Gold prices have surged to record levels, with the price of one don (3.75 grams) of pure gold in South Korea surpassing 1 million won for the first time, amid rising global geopolitical uncertainty and strong demand for safe-haven assets.


According to the Korea Gold Exchange on January 22, the buying price of one don of pure gold stood at 1,009,000 won as of the previous trading day, breaking the psychologically significant 1 million won mark.


Gold prices have been on a sharp upward trajectory since last year. From around 530,000 won per don at the beginning of last year, prices climbed into the 600,000 won range in March, the 700,000 won range in July, and surpassed 900,000 won in October, repeatedly setting new highs. Despite a brief correction at the end of last year, prices have continued to rise in 2026, marking an increase of nearly 90% year-on-year.


International gold prices have also continued to rally, exceeding USD 4,800 per ounce and reaching an intraday high of USD 4,885, extending a series of record highs. Silver prices have moved in tandem, with international silver briefly rising to USD 94.705 per ounce, also a historical peak.


Investment demand has flowed into gold-related exchange-traded funds as well. The “ACE KRX Gold Spot ETF,” the first physical gold ETF in South Korea, recently surpassed 4 trillion won in net assets, reflecting heightened safe-asset demand.

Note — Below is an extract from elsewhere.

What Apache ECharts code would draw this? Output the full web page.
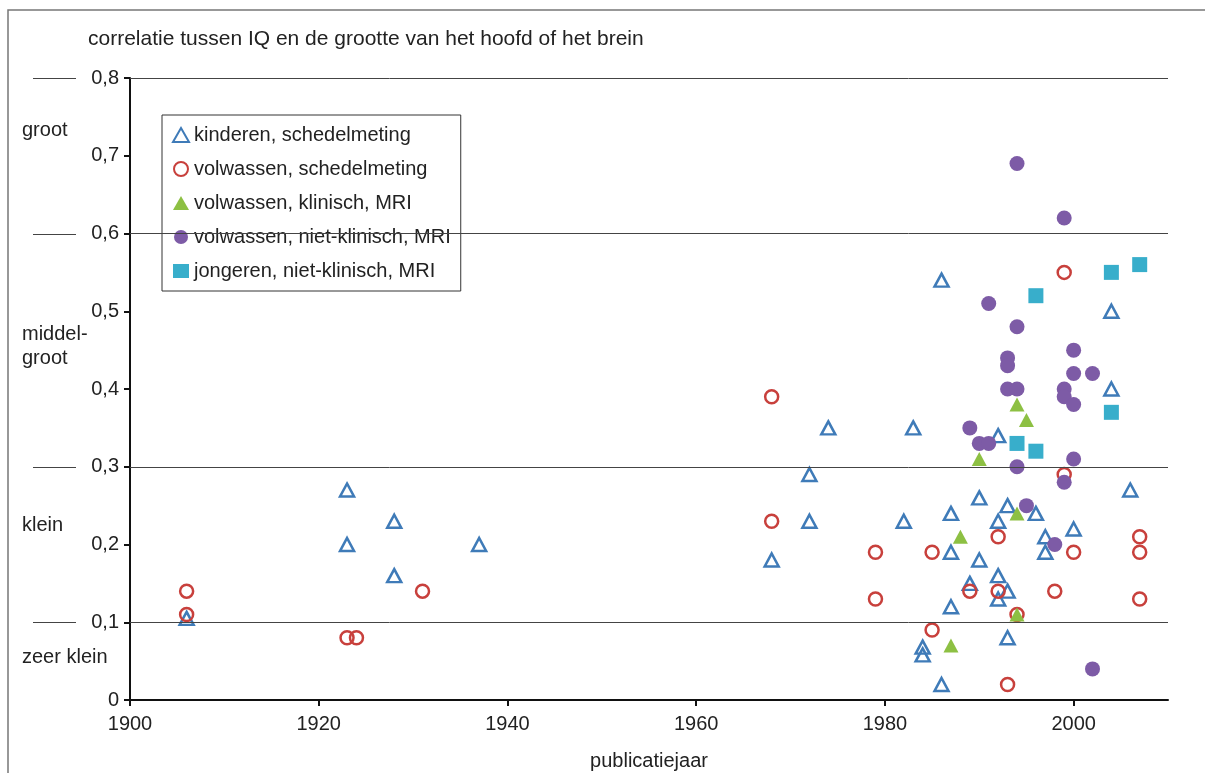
<!DOCTYPE html>
<html>
<head>
<meta charset="utf-8">
<script src="https://cdn.jsdelivr.net/npm/echarts@6/dist/echarts.min.js"></script>
<style>
  html, body { margin: 0; padding: 0; background: #fff; }
  #chart { width: 1205px; height: 773px; }
</style>
</head>
<body>
<div id="chart"></div>
<script>
// [publicatiejaar, correlatie]
const kinderenSchedel = [
  [1906, 0.105], [1923, 0.27], [1923, 0.20], [1928, 0.23], [1928, 0.16], [1937, 0.20],
  [1968, 0.18], [1972, 0.29], [1972, 0.23], [1974, 0.35], [1982, 0.23], [1983, 0.35],
  [1984, 0.068], [1984, 0.058], [1986, 0.02], [1986, 0.54], [1987, 0.24], [1987, 0.19],
  [1987, 0.12], [1989, 0.15], [1990, 0.26], [1990, 0.18], [1992, 0.34], [1992, 0.23],
  [1992, 0.16], [1992, 0.13], [1993, 0.25], [1993, 0.14], [1993, 0.08], [1996, 0.24],
  [1997, 0.21], [1997, 0.19], [2000, 0.22], [2004, 0.50], [2004, 0.40], [2006, 0.27]
];
const volwassenSchedel = [
  [1906, 0.14], [1906, 0.11], [1923, 0.08], [1924, 0.08], [1931, 0.14], [1968, 0.39],
  [1968, 0.23], [1979, 0.19], [1979, 0.13], [1985, 0.19], [1985, 0.09], [1989, 0.14],
  [1992, 0.21], [1992, 0.14], [1993, 0.02], [1994, 0.11], [1998, 0.14], [1999, 0.55],
  [1999, 0.29], [2000, 0.19], [2007, 0.21], [2007, 0.19], [2007, 0.13]
];
const volwassenKlinisch = [
  [1987, 0.07], [1988, 0.21], [1990, 0.31], [1994, 0.38], [1995, 0.36], [1994, 0.24], [1994, 0.11]
];
const volwassenNietKlinisch = [
  [1994, 0.69], [1999, 0.62], [1991, 0.51], [1994, 0.48], [2000, 0.45], [1993, 0.44],
  [1993, 0.43], [2000, 0.42], [2002, 0.42], [1993, 0.40], [1994, 0.40], [1999, 0.40],
  [1999, 0.39], [2000, 0.38], [1989, 0.35], [1990, 0.33], [1991, 0.33], [2000, 0.31],
  [1994, 0.30], [1999, 0.28], [1995, 0.25], [1998, 0.20], [2002, 0.04]
];
const jongerenNietKlinisch = [
  [1996, 0.52], [2004, 0.55], [2007, 0.56], [2004, 0.37], [1994, 0.33], [1996, 0.32]
];

const seriesNames = [
  "kinderen, schedelmeting",
  "volwassen, schedelmeting",
  "volwassen, klinisch, MRI",
  "volwassen, niet-klinisch, MRI",
  "jongeren, niet-klinisch, MRI"
];
const yearTicks = [1900, 1920, 1940, 1960, 1980, 2000];
const gridValues = [0.1, 0.3, 0.6, 0.8];
const sizeLabels = ["groot", "middel-\ngroot", "klein", "zeer klein"];
const sizeLabelValues = [0.733, 0.455, 0.225, 0.055];

const FONT = "Liberation Sans, Arial, sans-serif";
const TEXT = "#222";
const FS = 20;

const chart = echarts.init(document.getElementById("chart"));

chart.setOption({
  animation: false,
  textStyle: {fontFamily: FONT},
  title: {
    text: "correlatie tussen IQ en de grootte van het hoofd of het brein",
    left: 83,
    top: 24,
    textStyle: {fontSize: 21, fontWeight: "normal", color: TEXT, fontFamily: FONT}
  },
  legend: {
    orient: "vertical",
    left: 162,
    top: 115,
    padding: [10, 10, 10, 10],
    itemWidth: 16,
    itemHeight: 14,
    itemGap: 14,
    borderColor: "#333",
    borderWidth: 1,
    backgroundColor: "#fff",
    textStyle: {fontSize: FS, lineHeight: 20, color: TEXT, fontFamily: FONT},
    data: seriesNames
  },
  grid: {left: 130, right: 37, top: 78, bottom: 73, outerBoundsMode: "none"},
  xAxis: {
    type: "value",
    min: 1900,
    max: 2010,
    interval: 20,
    name: "publicatiejaar",
    nameLocation: "middle",
    nameGap: 51,
    nameTextStyle: {fontSize: FS, color: TEXT},
    axisLine: {lineStyle: {color: "#111", width: 2}},
    axisTick: {length: 6, customValues: yearTicks, lineStyle: {color: "#111", width: 2}},
    axisLabel: {fontSize: FS, color: TEXT, margin: 14, customValues: yearTicks, formatter: v => String(v)},
    splitLine: {show: false}
  },
  yAxis: {
    type: "value",
    min: 0,
    max: 0.8,
    interval: 0.1,
    axisLine: {show: true, lineStyle: {color: "#111", width: 2}},
    axisTick: {show: true, length: 6, lineStyle: {color: "#111", width: 2}},
    axisLabel: {
      fontSize: FS, color: TEXT, margin: 11,
      formatter: v => String(Math.round(v * 10) / 10).replace(".", ",")
    },
    splitLine: {show: false}
  },
  series: [
    {
      name: seriesNames[0], type: "scatter", symbol: "triangle", symbolSize: [14, 13],
      itemStyle: {color: "rgba(255,255,255,0)", borderColor: "#3f7bb8", borderWidth: 2.5, opacity: 1},
      data: kinderenSchedel,
      markLine: {
        silent: true, symbol: "none", label: {show: false},
        lineStyle: {color: "#444", width: 1, type: "solid"},
        data: gridValues.map(v => ({yAxis: v}))
      }
    },
    {
      name: seriesNames[1], type: "scatter", symbol: "circle", symbolSize: 13,
      itemStyle: {color: "rgba(255,255,255,0)", borderColor: "#c8403c", borderWidth: 2.5, opacity: 1},
      data: volwassenSchedel
    },
    {
      name: seriesNames[2], type: "scatter", symbol: "triangle", symbolSize: [15, 14],
      itemStyle: {color: "#8dc043", opacity: 1},
      data: volwassenKlinisch
    },
    {
      name: seriesNames[3], type: "scatter", symbol: "circle", symbolSize: 15,
      itemStyle: {color: "#7d5ba6", opacity: 1},
      data: volwassenNietKlinisch
    },
    {
      name: seriesNames[4], type: "scatter", symbol: "rect", symbolSize: 15,
      itemStyle: {color: "#38aecb", opacity: 1},
      data: jongerenNietKlinisch
    }
  ]
});

// decorations: outer frame, grid line stubs left of the axis, size labels
const graphics = [{
  type: "rect", silent: true, z: -1,
  shape: {x: 8, y: 10, width: 1200, height: 780},
  style: {fill: "none", stroke: "#777", lineWidth: 1.5}
}];
gridValues.forEach(v => {
  const y = Math.round(chart.convertToPixel({yAxisIndex: 0}, v)) + 0.5;
  graphics.push({
    type: "line", silent: true,
    shape: {x1: 33, y1: y, x2: 76, y2: y},
    style: {stroke: "#444", lineWidth: 1}
  });
});
sizeLabels.forEach((t, i) => {
  const y = chart.convertToPixel({yAxisIndex: 0}, sizeLabelValues[i]);
  graphics.push({
    type: "text", silent: true, left: 22, top: y - (t.includes("\n") ? 24 : 12),
    style: {text: t, fontSize: FS, fill: TEXT, fontFamily: FONT, lineHeight: 24}
  });
});
chart.setOption({graphic: graphics});
</script>
</body>
</html>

Silver prices have also remained strong in the domestic market, trading at 22,180 won for buying and 15,610 won for selling per unit. Analysts note that more than half of silver demand comes from industrial uses such as electronics and solar power, with supply constraints and rising industrial demand supporting prices.


The rally in precious metals has been driven largely by escalating geopolitical risks. Ongoing global inflation, uncertainty over the timing of interest rate cuts, a weaker U.S. dollar, declining U.S. Treasury yields, and increased gold purchases by central banks have all contributed to the surge.


Additional geopolitical tensions—including political instability in Venezuela, anti-government protests in Iran, and recent conflicts between the United States and Europe related to Greenland—have further strengthened safe-haven sentiment in global financial markets.


Market experts caution that while gold prices are at historic highs in both nominal and real terms, short-term corrections remain possible if geopolitical tensions ease. However, they also note that structural factors, such as sustained central bank demand, may differentiate the current cycle from past gold rallies.